Work through the data below line by line and say how many lines hold "that"; give only the number.
-- START OF LISTED ENTRIES --
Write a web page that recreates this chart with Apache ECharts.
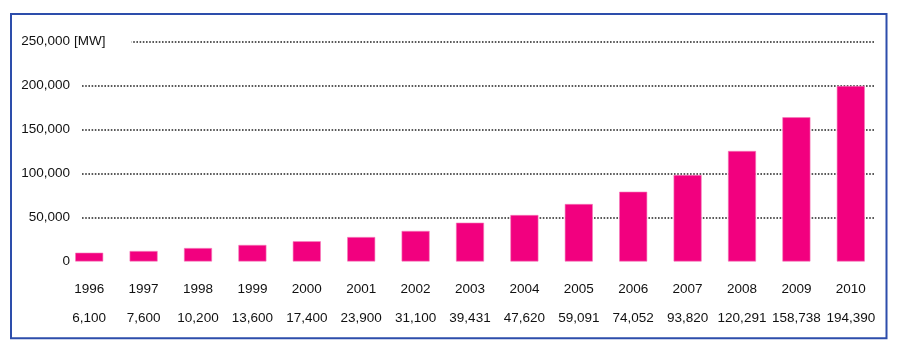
<!DOCTYPE html>
<html>
<head>
<meta charset="utf-8">
<script src="https://cdn.jsdelivr.net/npm/echarts@6/dist/echarts.min.js"></script>
<style>
  html, body { margin: 0; padding: 0; background: #fff; }
  #chart { width: 897px; height: 350px; }
</style>
</head>
<body>
<div id="chart"></div>
<script>
// ---- data ----
const years = ['1996','1997','1998','1999','2000','2001','2002','2003','2004','2005','2006','2007','2008','2009','2010'];
// printed capacity values under each year [MW]
const capacityMW = [6100, 7600, 10200, 13600, 17400, 23900, 31100, 39431, 47620, 59091, 74052, 93820, 120291, 158738, 194390];
// bar heights [MW]
const barHeightsMW = [10000, 11900, 15300, 18800, 23000, 27800, 34700, 44100, 52800, 65300, 79300, 98300, 125600, 163900, 199400];
const yTicks = [0, 50000, 100000, 150000, 200000, 250000];
const yUnit = '[MW]';

const fmt = v => Number(v).toLocaleString('en-US');
const FONT = 'Liberation Sans';
const FS = 13.5;
const TXT = '#111';

const chart = echarts.init(document.getElementById('chart'), null, { renderer: 'canvas' });
const yMin = yTicks[0], yMax = yTicks[yTicks.length - 1], yStep = yTicks[1] - yTicks[0];

chart.setOption({
  animation: false,
  backgroundColor: '#fff',
  grid: [
    { left: 82, right: 22, top: 41.5, bottom: 88.5 },
    { left: 62, right: 19, top: 41.5, bottom: 88.5 }
  ],
  xAxis: [
    { gridIndex: 0, type: 'category', data: years, show: false },
    {
      gridIndex: 1, type: 'category', data: years,
      axisLine: { show: false }, axisTick: { show: false },
      axisLabel: {
        margin: 13,
        interval: 0,
        formatter: (val, idx) => '{y|' + val + '}\n{v|' + fmt(capacityMW[idx]) + '}',
        rich: {
          y: { fontFamily: FONT, fontSize: FS, color: TXT, lineHeight: 29 },
          v: { fontFamily: FONT, fontSize: FS, color: TXT, lineHeight: 29 }
        }
      }
    }
  ],
  yAxis: [
    {
      gridIndex: 0, type: 'value', min: yMin, max: yMax, interval: yStep,
      axisLine: { show: false }, axisTick: { show: false },
      axisLabel: { margin: 12, fontFamily: FONT, fontSize: FS, color: TXT, formatter: v => fmt(v) },
      splitLine: {
        show: true,
        lineStyle: {
          color: ['rgba(0,0,0,0)', '#222', '#222', '#222', '#222', '#222'],
          width: 1.6, type: [1.6, 1.6]
        }
      }
    },
    {
      gridIndex: 1, type: 'value', min: yMin, max: yMax, interval: yStep, show: false
    }
  ],
  series: [
    {
      type: 'bar', xAxisIndex: 1, yAxisIndex: 1,
      data: barHeightsMW, barWidth: 28,
      itemStyle: { color: '#F2007F', borderColor: '#f57ab8', borderWidth: 0.6 }
    }
  ],
  graphic: [
    {
      type: 'text', z: 100, x: 74, y: 41.5,
      style: {
        text: yUnit, font: FS + 'px "' + FONT + '"', fill: TXT,
        verticalAlign: 'middle', align: 'left',
        backgroundColor: '#fff', padding: [4, 26, 4, 0]
      }
    },
    {
      type: 'rect', z: 100,
      shape: { x: 11, y: 14, width: 875.5, height: 324.3 },
      style: { fill: 'none', stroke: '#2d4dab', lineWidth: 2 }
    }
  ]
});
</script>
</body>
</html>
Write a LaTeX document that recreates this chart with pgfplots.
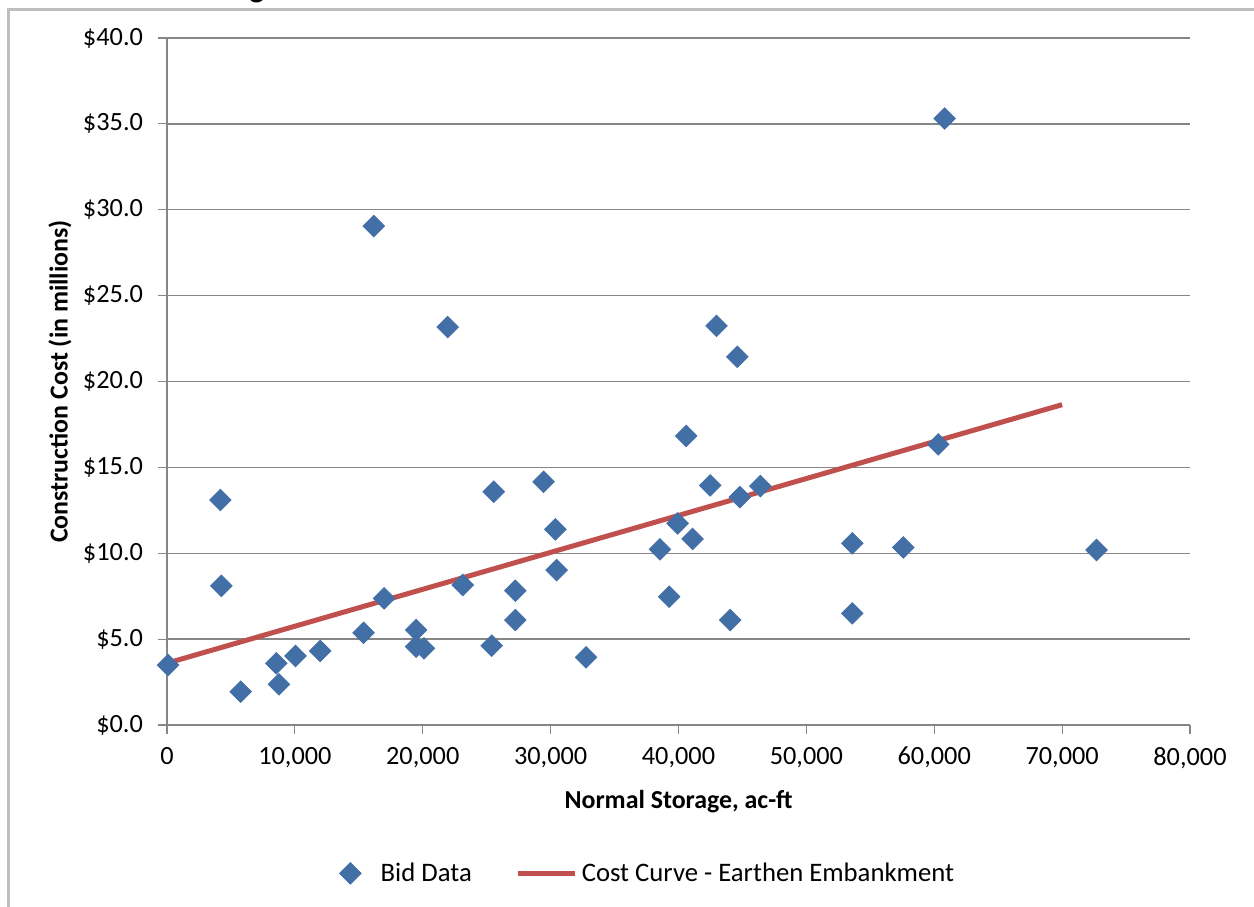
\documentclass[border=0pt]{standalone}
\usepackage{pgfplots}
\pgfplotsset{compat=1.18}
\usepackage{fontspec}
\setmainfont{Carlito}
\definecolor{bidblue}{RGB}{67,111,167}
\definecolor{curvered}{RGB}{192,80,77}
\definecolor{gridgray}{RGB}{134,134,134}
\definecolor{framegray}{RGB}{190,190,190}
\pgfplotsset{
  shortline/.style={legend image code/.code={\draw[##1] (0bp,0bp) -- (28.5bp,0bp);}},
  singlemark/.style={legend image code/.code={\draw plot[##1] coordinates {(0bp,0bp)}; \path (13bp,0bp);}}
}
\begin{document}
\begin{tikzpicture}
\path[use as bounding box] (0bp,0bp) rectangle (627bp,453.5bp);
\draw[framegray, line width=1.5bp] (4bp,0bp) -- (4bp,448.75bp) -- (640bp,448.75bp);
\node[font=\fontsize{16}{18}\selectfont\bfseries, anchor=base, inner sep=0pt] at (128.5bp,454.5bp) {g};
\begin{axis}[
  at={(83.5bp,91bp)}, anchor=south west,
  scale only axis, width=511.5bp, height=343.5bp,
  xmin=0, xmax=80000, ymin=0, ymax=40,
  xtick={0,10000,...,80000}, ytick={0,5,...,40},
  axis x line=bottom, axis y line=left,
  axis line style={gridgray, line width=0.7bp, -},
  ymajorgrids, grid style={gridgray, line width=0.65bp},
  tick align=outside, major tick length=4.5bp,
  tick style={gridgray, line width=0.6bp},
  /pgf/number format/assume math mode=true,
  scaled x ticks=false,
  tick label style={font=\fontsize{13.2}{15}\selectfont},
  xticklabel style={/pgf/number format/1000 sep={,}, yshift=-3bp},
  yticklabel style={xshift=-4bp},
  yticklabel={\$\pgfmathprintnumber[fixed,fixed zerofill,precision=1]{\tick}},
  xlabel={Normal Storage, ac-ft},
  ylabel={Construction Cost (in millions)},
  label style={font=\fontsize{13}{15}\selectfont\bfseries},
  xlabel style={at={(axis description cs:0.5,-0.111)}, anchor=center},
  ylabel style={at={(axis description cs:-0.1046,0.5)}, anchor=center},
  clip=false,
  legend columns=2,
  legend style={at={(axis description cs:0.471,-0.216)}, anchor=center, draw=none, fill=none,
    font=\fontsize{13.4}{15}\selectfont,
    /tikz/every even column/.append style={column sep=20bp}},
]
\addplot[only marks, mark=square*, mark size=3.8bp, singlemark,
  mark options={rotate=45, fill=bidblue, draw=bidblue, line width=0.4bp}] coordinates {
(80,3.49) (4170,13.1) (4250,8.1) (5760,1.94) (8550,3.59) (8750,2.37)
(10050,4.02) (11980,4.31) (15370,5.37) (16170,29.05) (16980,7.37)
(19480,5.53) (19480,4.56) (20100,4.46) (21950,23.17) (23130,8.15)
(25390,4.62) (25550,13.58) (27240,7.82) (27240,6.11) (29450,14.16)
(30370,11.39) (30470,9.02) (32770,3.94) (38550,10.23) (39270,7.47)
(39930,11.74) (40600,16.83) (41100,10.83) (42480,13.95) (42970,23.24)
(44040,6.11) (44600,21.44) (44800,13.27) (46400,13.91) (53590,10.58)
(53590,6.5) (57580,10.34) (60310,16.34) (60810,35.31) (72690,10.19)
};
\addlegendentry{Bid Data}
\addplot[curvered, line width=2.5bp, no marks, shortline] coordinates {
(0,3.6) (70000,18.65)
};
\addlegendentry{Cost Curve - Earthen Embankment}
\end{axis}
\end{tikzpicture}
\end{document}
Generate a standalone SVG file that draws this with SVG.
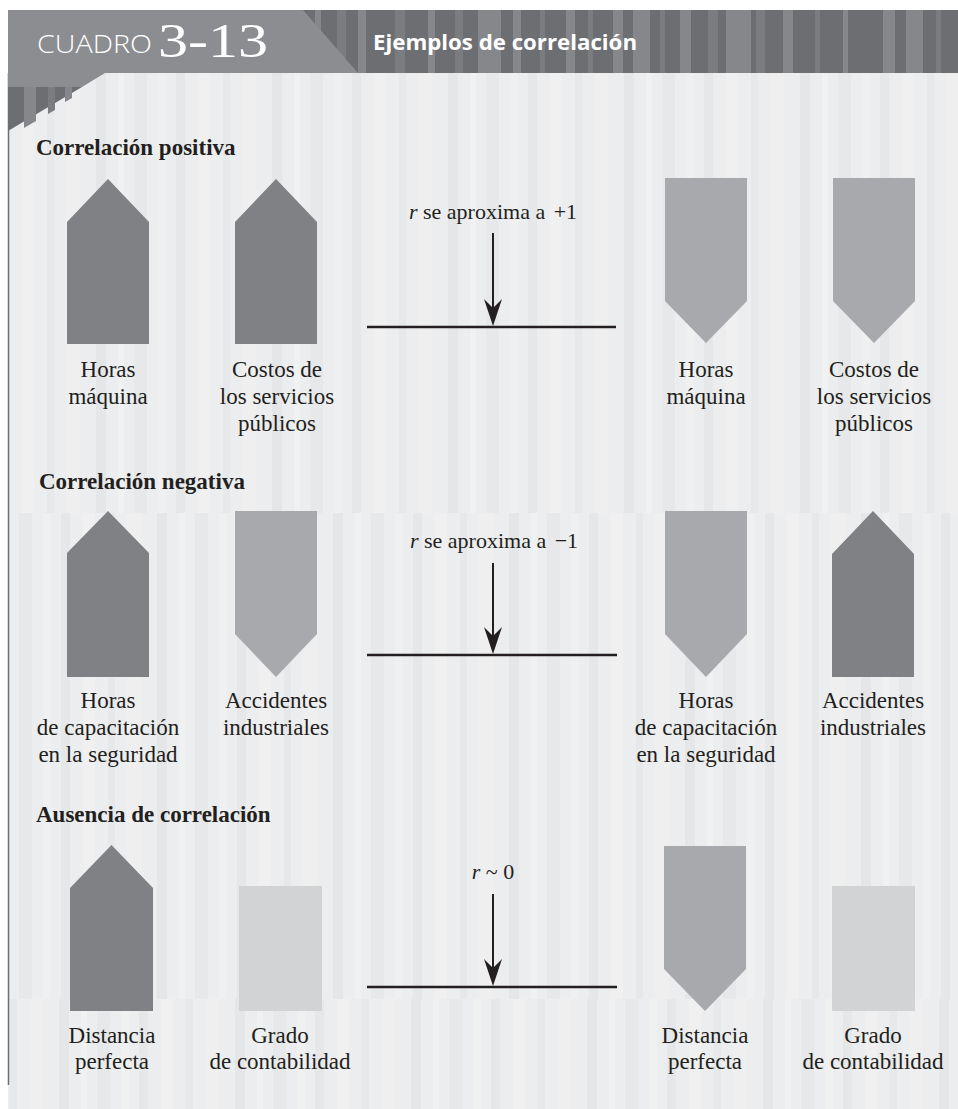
<svg xmlns="http://www.w3.org/2000/svg" width="958" height="1109" viewBox="0 0 958 1109">
<defs>
<style>
.dk{fill:#808184}
.md{fill:#a7a9ac}
.lt{fill:#d1d3d4}
.lbl{font-family:"Liberation Serif",serif;font-size:23px;fill:#231f20;text-anchor:middle}
.sec{font-family:"Liberation Serif",serif;font-size:23px;font-weight:bold;fill:#231f20}
.rt{font-family:"Liberation Serif",serif;font-size:22px;fill:#231f20;text-anchor:middle}
.ln{stroke:#231f20;stroke-width:2.5;fill:none}
.ar{stroke:#231f20;stroke-width:2;fill:none}
.hs{fill:#86878a}
.hs2{fill:#7b7c80}
</style>
<pattern id="bg" patternUnits="userSpaceOnUse" width="176" height="20">
<rect width="176" height="20" fill="#ecedee"/>
<rect x="0" width="9" height="20" fill="#e6e7e8"/>
<rect x="22" width="12" height="20" fill="#f0f0f1"/>
<rect x="47" width="7" height="20" fill="#e7e8e9"/>
<rect x="66" width="14" height="20" fill="#efeff0"/>
<rect x="96" width="10" height="20" fill="#e5e6e7"/>
<rect x="118" width="6" height="20" fill="#f0f1f1"/>
<rect x="134" width="13" height="20" fill="#e7e8e9"/>
<rect x="158" width="8" height="20" fill="#f0f0f1"/>
</pattern>
<pattern id="bg2" href="#bg" x="61"/>
<pattern id="bg3" href="#bg" x="-37"/>
<path id="ah" d="M0,0 L-9,-27 L0,-18 L9,-27 Z" fill="#231f20"/>
</defs>
<rect width="958" height="1109" fill="#ffffff"/>
<g id="background">
<rect x="8" y="73" width="950" height="440" fill="url(#bg)"/>
<rect x="8" y="513" width="950" height="486" fill="url(#bg2)"/>
<rect x="8" y="999" width="950" height="110" fill="url(#bg3)"/>
<line x1="8.5" y1="73" x2="8.5" y2="1085" stroke="#6d6e71" stroke-width="1.5"/>
</g>
<g id="header">
<rect x="8" y="10" width="950" height="63" fill="#6d6e72"/>
<g>
<rect x="315" y="10" width="6" height="63" class="hs"/>
<rect x="337" y="10" width="9" height="63" class="hs2"/>
<rect x="358" y="10" width="8" height="63" class="hs"/>
<rect x="395" y="10" width="10" height="63" class="hs2"/>
<rect x="428" y="10" width="7" height="63" class="hs"/>
<rect x="455" y="10" width="8" height="63" class="hs2"/>
<rect x="478" y="10" width="23" height="63" class="hs"/>
<rect x="513" y="10" width="8" height="63" class="hs"/>
<rect x="540" y="10" width="5" height="63" class="hs2"/>
<rect x="566" y="10" width="9" height="63" class="hs"/>
<rect x="588" y="10" width="5" height="63" class="hs2"/>
<rect x="613" y="10" width="10" height="63" class="hs"/>
<rect x="633" y="10" width="17" height="63" class="hs"/>
<rect x="660" y="10" width="5" height="63" class="hs2"/>
<rect x="680" y="10" width="11" height="63" class="hs"/>
<rect x="708" y="10" width="10" height="63" class="hs2"/>
<rect x="726" y="10" width="25" height="63" class="hs"/>
<rect x="756" y="10" width="9" height="63" class="hs2"/>
<rect x="783" y="10" width="10" height="63" class="hs"/>
<rect x="815" y="10" width="5" height="63" class="hs2"/>
<rect x="843" y="10" width="5" height="63" class="hs"/>
<rect x="883" y="10" width="12" height="63" class="hs"/>
<rect x="906" y="10" width="17" height="63" class="hs"/>
<rect x="936" y="10" width="5" height="63" class="hs2"/>
</g>
<g>
<polygon points="8,87 82,87 8,131" fill="#6d6e72"/>
<polygon points="24,87 36,87 36,121 24,128" class="hs"/>
<polygon points="48,87 55,87 55,110 48,114" class="hs2"/>
<polygon points="65,87 72,87 72,98 65,102" class="hs"/>
</g>
<polygon points="8,10 303,10 358,73 105,73 82,87 8,87" fill="#8c8d90"/>
<text x="37" y="53" font-family="'Open Sans','Liberation Sans',sans-serif" font-size="25" font-weight="300" fill="#ffffff" textLength="115" lengthAdjust="spacingAndGlyphs">CUADRO</text>
<text x="158" y="57" font-family="'Liberation Serif',serif" font-size="48" fill="#ffffff" textLength="110" lengthAdjust="spacingAndGlyphs">3-13</text>
<text x="373" y="50" font-family="'Open Sans','Liberation Sans',sans-serif" font-size="22" font-weight="bold" fill="#ffffff" textLength="264" lengthAdjust="spacingAndGlyphs">Ejemplos de correlación</text>
</g>
<g id="sec-positiva">
<text class="sec" x="36" y="155">Correlación positiva</text>
<g id="p1"><polygon class="dk" points="67,222 108,179 149,222 149,344 67,344"/><text class="lbl"><tspan x="108" y="377">Horas</tspan><tspan x="108" y="404">máquina</tspan></text></g>
<g id="p2"><polygon class="dk" points="235,222 276,179 317,222 317,344 235,344"/><text class="lbl"><tspan x="277" y="377">Costos de</tspan><tspan x="277" y="404">los servicios</tspan><tspan x="277" y="431">públicos</tspan></text></g>
<g id="p3"><polygon class="md" points="665,178 747,178 747,301 706,343 665,301"/><text class="lbl"><tspan x="706" y="377">Horas</tspan><tspan x="706" y="404">máquina</tspan></text></g>
<g id="p4"><polygon class="md" points="833,178 915,178 915,301 874,343 833,301"/><text class="lbl"><tspan x="874" y="377">Costos de</tspan><tspan x="874" y="404">los servicios</tspan><tspan x="874" y="431">públicos</tspan></text></g>
<g id="p-r"><text class="rt" x="493" y="219"><tspan font-style="italic">r</tspan> se aproxima a <tspan dx="3">+1</tspan></text></g>
</g>
<g id="sec-negativa">
<text class="sec" x="39" y="489">Correlación negativa</text>
<g id="n1"><polygon class="dk" points="67,553 108,511 149,553 149,677 67,677"/><text class="lbl"><tspan x="108" y="708">Horas</tspan><tspan x="108" y="735">de capacitación</tspan><tspan x="108" y="762">en la seguridad</tspan></text></g>
<g id="n2"><polygon class="md" points="235,511 317,511 317,634 276,677 235,634"/><text class="lbl"><tspan x="276" y="708">Accidentes</tspan><tspan x="276" y="735">industriales</tspan></text></g>
<g id="n3"><polygon class="md" points="665,511 747,511 747,634 706,677 665,634"/><text class="lbl"><tspan x="706" y="708">Horas</tspan><tspan x="706" y="735">de capacitación</tspan><tspan x="706" y="762">en la seguridad</tspan></text></g>
<g id="n4"><polygon class="dk" points="832,554 873,511 914,554 914,677 832,677"/><text class="lbl"><tspan x="873" y="708">Accidentes</tspan><tspan x="873" y="735">industriales</tspan></text></g>
<g id="n-r"><text class="rt" x="494" y="548"><tspan font-style="italic">r</tspan> se aproxima a <tspan dx="3">−1</tspan></text></g>
</g>
<g id="sec-ausencia">
<text class="sec" x="36" y="822">Ausencia de correlación</text>
<g id="a1"><polygon class="dk" points="70,888 111.5,845 153,888 153,1011 70,1011"/><text class="lbl"><tspan x="112" y="1043">Distancia</tspan><tspan x="112" y="1069">perfecta</tspan></text></g>
<g id="a2"><rect class="lt" x="239" y="886" width="83" height="125"/><text class="lbl"><tspan x="280" y="1043">Grado</tspan><tspan x="280" y="1069">de contabilidad</tspan></text></g>
<g id="a3"><polygon class="md" points="664,846 746,846 746,969 705,1011 664,969"/><text class="lbl"><tspan x="705" y="1043">Distancia</tspan><tspan x="705" y="1069">perfecta</tspan></text></g>
<g id="a4"><rect class="lt" x="832" y="886" width="83" height="125"/><text class="lbl"><tspan x="873" y="1043">Grado</tspan><tspan x="873" y="1069">de contabilidad</tspan></text></g>
<g id="a-r"><text class="rt" x="493" y="879"><tspan font-style="italic">r</tspan> ~ 0</text></g>
</g>
<g id="connectors">
<line class="ln" x1="367" y1="327" x2="616" y2="327"/>
<line class="ar" x1="493" y1="233" x2="493" y2="310"/>
<use href="#ah" x="493" y="326"/>
<line class="ln" x1="367" y1="655" x2="617" y2="655"/>
<line class="ar" x1="493" y1="563" x2="493" y2="638"/>
<use href="#ah" x="493" y="654"/>
<line class="ln" x1="367" y1="987" x2="617" y2="987"/>
<line class="ar" x1="493" y1="894" x2="493" y2="970"/>
<use href="#ah" x="493" y="986"/>
</g>
</svg>
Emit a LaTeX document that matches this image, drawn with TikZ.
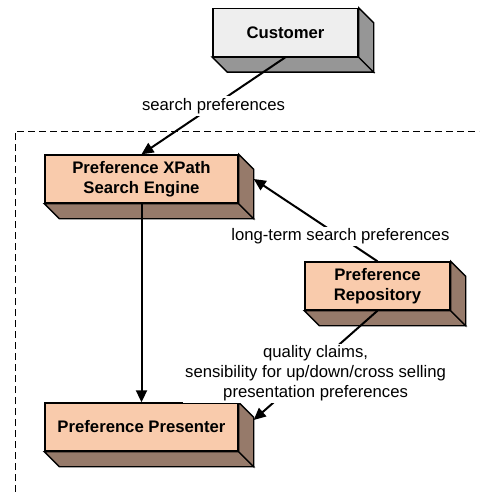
-- END OF LISTED ENTRIES --
→ **SOLVED EXERCISE**: 4